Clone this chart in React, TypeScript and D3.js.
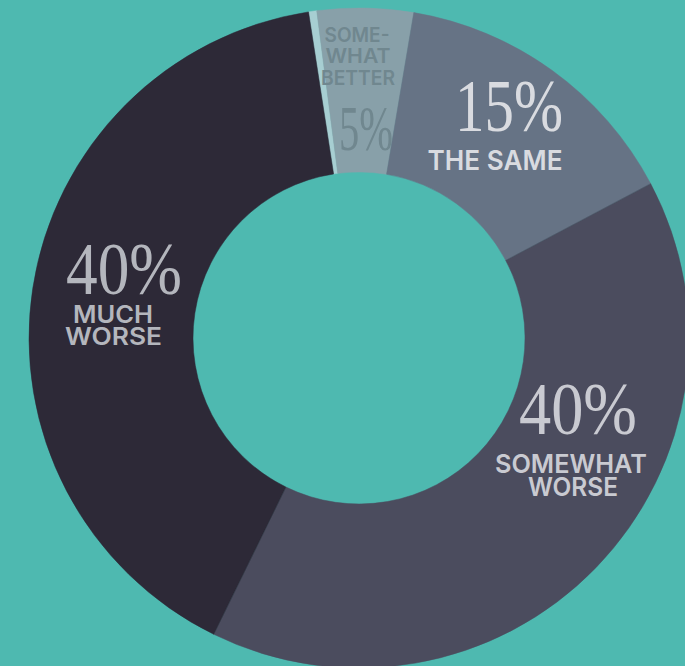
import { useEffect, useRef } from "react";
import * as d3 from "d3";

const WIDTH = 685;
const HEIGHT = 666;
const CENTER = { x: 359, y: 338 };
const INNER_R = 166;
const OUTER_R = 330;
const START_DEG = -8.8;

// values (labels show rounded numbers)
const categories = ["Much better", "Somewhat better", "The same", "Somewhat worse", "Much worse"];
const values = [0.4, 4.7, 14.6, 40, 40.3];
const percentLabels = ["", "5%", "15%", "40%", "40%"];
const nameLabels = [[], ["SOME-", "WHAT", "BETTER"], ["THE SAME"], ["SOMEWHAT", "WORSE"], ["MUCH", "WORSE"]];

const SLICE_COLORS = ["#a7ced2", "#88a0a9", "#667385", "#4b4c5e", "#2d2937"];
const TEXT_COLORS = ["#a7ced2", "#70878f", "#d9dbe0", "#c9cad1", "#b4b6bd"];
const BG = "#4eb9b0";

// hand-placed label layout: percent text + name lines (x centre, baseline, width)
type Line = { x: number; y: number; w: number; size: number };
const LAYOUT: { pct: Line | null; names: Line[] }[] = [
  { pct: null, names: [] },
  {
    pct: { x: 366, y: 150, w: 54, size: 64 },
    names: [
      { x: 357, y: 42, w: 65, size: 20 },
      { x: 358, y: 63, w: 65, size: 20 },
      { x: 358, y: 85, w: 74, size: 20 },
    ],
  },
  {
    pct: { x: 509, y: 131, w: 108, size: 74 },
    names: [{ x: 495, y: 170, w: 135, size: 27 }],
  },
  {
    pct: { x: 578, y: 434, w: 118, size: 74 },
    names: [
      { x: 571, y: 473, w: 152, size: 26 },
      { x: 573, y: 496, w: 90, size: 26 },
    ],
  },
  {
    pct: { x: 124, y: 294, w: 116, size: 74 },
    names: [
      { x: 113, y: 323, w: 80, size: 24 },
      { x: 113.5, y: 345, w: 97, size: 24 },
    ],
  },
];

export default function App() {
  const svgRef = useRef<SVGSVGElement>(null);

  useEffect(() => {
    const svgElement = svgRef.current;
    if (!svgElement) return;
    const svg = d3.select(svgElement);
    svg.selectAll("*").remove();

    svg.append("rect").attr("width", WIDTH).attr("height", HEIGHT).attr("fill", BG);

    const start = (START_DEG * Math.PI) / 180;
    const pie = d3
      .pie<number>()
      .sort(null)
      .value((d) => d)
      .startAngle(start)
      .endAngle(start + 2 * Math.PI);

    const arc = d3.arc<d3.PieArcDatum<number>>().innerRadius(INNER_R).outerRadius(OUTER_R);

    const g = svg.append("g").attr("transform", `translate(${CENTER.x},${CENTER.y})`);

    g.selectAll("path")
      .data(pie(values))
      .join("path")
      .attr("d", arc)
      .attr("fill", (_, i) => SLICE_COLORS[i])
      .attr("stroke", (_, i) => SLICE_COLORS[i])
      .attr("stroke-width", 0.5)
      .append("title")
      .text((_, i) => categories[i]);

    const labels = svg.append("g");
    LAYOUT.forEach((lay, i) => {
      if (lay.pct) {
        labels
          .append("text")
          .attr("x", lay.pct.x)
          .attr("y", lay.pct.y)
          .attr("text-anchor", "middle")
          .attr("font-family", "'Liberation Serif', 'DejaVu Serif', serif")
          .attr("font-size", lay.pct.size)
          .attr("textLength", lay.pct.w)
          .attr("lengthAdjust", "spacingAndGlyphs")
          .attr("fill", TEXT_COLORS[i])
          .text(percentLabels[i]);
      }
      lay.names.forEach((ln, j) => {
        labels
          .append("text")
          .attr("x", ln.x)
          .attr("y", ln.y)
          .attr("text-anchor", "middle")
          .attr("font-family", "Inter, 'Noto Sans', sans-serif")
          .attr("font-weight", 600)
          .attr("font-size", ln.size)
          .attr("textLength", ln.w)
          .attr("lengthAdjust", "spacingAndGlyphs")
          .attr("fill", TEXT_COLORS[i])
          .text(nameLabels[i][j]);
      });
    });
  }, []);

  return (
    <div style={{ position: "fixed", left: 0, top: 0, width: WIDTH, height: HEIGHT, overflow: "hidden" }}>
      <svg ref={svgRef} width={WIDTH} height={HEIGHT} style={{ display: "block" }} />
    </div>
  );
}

********

→ THE EXERCISE
Exclude the pictures, and transcribe all of the material exactly.

→ EXERCISE SOLUTION
Clone this chart in React, TypeScript and D3.js.
import { useEffect, useRef } from "react";
import * as d3 from "d3";

const WIDTH = 685;
const HEIGHT = 666;
const CENTER = { x: 359, y: 338 };
const INNER_R = 166;
const OUTER_R = 330;
const START_DEG = -8.8;

// values (labels show rounded numbers)
const categories = ["Much better", "Somewhat better", "The same", "Somewhat worse", "Much worse"];
const values = [0.4, 4.7, 14.6, 40, 40.3];
const percentLabels = ["", "5%", "15%", "40%", "40%"];
const nameLabels = [[], ["SOME-", "WHAT", "BETTER"], ["THE SAME"], ["SOMEWHAT", "WORSE"], ["MUCH", "WORSE"]];

const SLICE_COLORS = ["#a7ced2", "#88a0a9", "#667385", "#4b4c5e", "#2d2937"];
const TEXT_COLORS = ["#a7ced2", "#70878f", "#d9dbe0", "#c9cad1", "#b4b6bd"];
const BG = "#4eb9b0";

// hand-placed label layout: percent text + name lines (x centre, baseline, width)
type Line = { x: number; y: number; w: number; size: number };
const LAYOUT: { pct: Line | null; names: Line[] }[] = [
  { pct: null, names: [] },
  {
    pct: { x: 366, y: 150, w: 54, size: 64 },
    names: [
      { x: 357, y: 42, w: 65, size: 20 },
      { x: 358, y: 63, w: 65, size: 20 },
      { x: 358, y: 85, w: 74, size: 20 },
    ],
  },
  {
    pct: { x: 509, y: 131, w: 108, size: 74 },
    names: [{ x: 495, y: 170, w: 135, size: 27 }],
  },
  {
    pct: { x: 578, y: 434, w: 118, size: 74 },
    names: [
      { x: 571, y: 473, w: 152, size: 26 },
      { x: 573, y: 496, w: 90, size: 26 },
    ],
  },
  {
    pct: { x: 124, y: 294, w: 116, size: 74 },
    names: [
      { x: 113, y: 323, w: 80, size: 24 },
      { x: 113.5, y: 345, w: 97, size: 24 },
    ],
  },
];

export default function App() {
  const svgRef = useRef<SVGSVGElement>(null);

  useEffect(() => {
    const svgElement = svgRef.current;
    if (!svgElement) return;
    const svg = d3.select(svgElement);
    svg.selectAll("*").remove();

    svg.append("rect").attr("width", WIDTH).attr("height", HEIGHT).attr("fill", BG);

    const start = (START_DEG * Math.PI) / 180;
    const pie = d3
      .pie<number>()
      .sort(null)
      .value((d) => d)
      .startAngle(start)
      .endAngle(start + 2 * Math.PI);

    const arc = d3.arc<d3.PieArcDatum<number>>().innerRadius(INNER_R).outerRadius(OUTER_R);

    const g = svg.append("g").attr("transform", `translate(${CENTER.x},${CENTER.y})`);

    g.selectAll("path")
      .data(pie(values))
      .join("path")
      .attr("d", arc)
      .attr("fill", (_, i) => SLICE_COLORS[i])
      .attr("stroke", (_, i) => SLICE_COLORS[i])
      .attr("stroke-width", 0.5)
      .append("title")
      .text((_, i) => categories[i]);

    const labels = svg.append("g");
    LAYOUT.forEach((lay, i) => {
      if (lay.pct) {
        labels
          .append("text")
          .attr("x", lay.pct.x)
          .attr("y", lay.pct.y)
          .attr("text-anchor", "middle")
          .attr("font-family", "'Liberation Serif', 'DejaVu Serif', serif")
          .attr("font-size", lay.pct.size)
          .attr("textLength", lay.pct.w)
          .attr("lengthAdjust", "spacingAndGlyphs")
          .attr("fill", TEXT_COLORS[i])
          .text(percentLabels[i]);
      }
      lay.names.forEach((ln, j) => {
        labels
          .append("text")
          .attr("x", ln.x)
          .attr("y", ln.y)
          .attr("text-anchor", "middle")
          .attr("font-family", "Inter, 'Noto Sans', sans-serif")
          .attr("font-weight", 600)
          .attr("font-size", ln.size)
          .attr("textLength", ln.w)
          .attr("lengthAdjust", "spacingAndGlyphs")
          .attr("fill", TEXT_COLORS[i])
          .text(nameLabels[i][j]);
      });
    });
  }, []);

  return (
    <div style={{ position: "fixed", left: 0, top: 0, width: WIDTH, height: HEIGHT, overflow: "hidden" }}>
      <svg ref={svgRef} width={WIDTH} height={HEIGHT} style={{ display: "block" }} />
    </div>
  );
}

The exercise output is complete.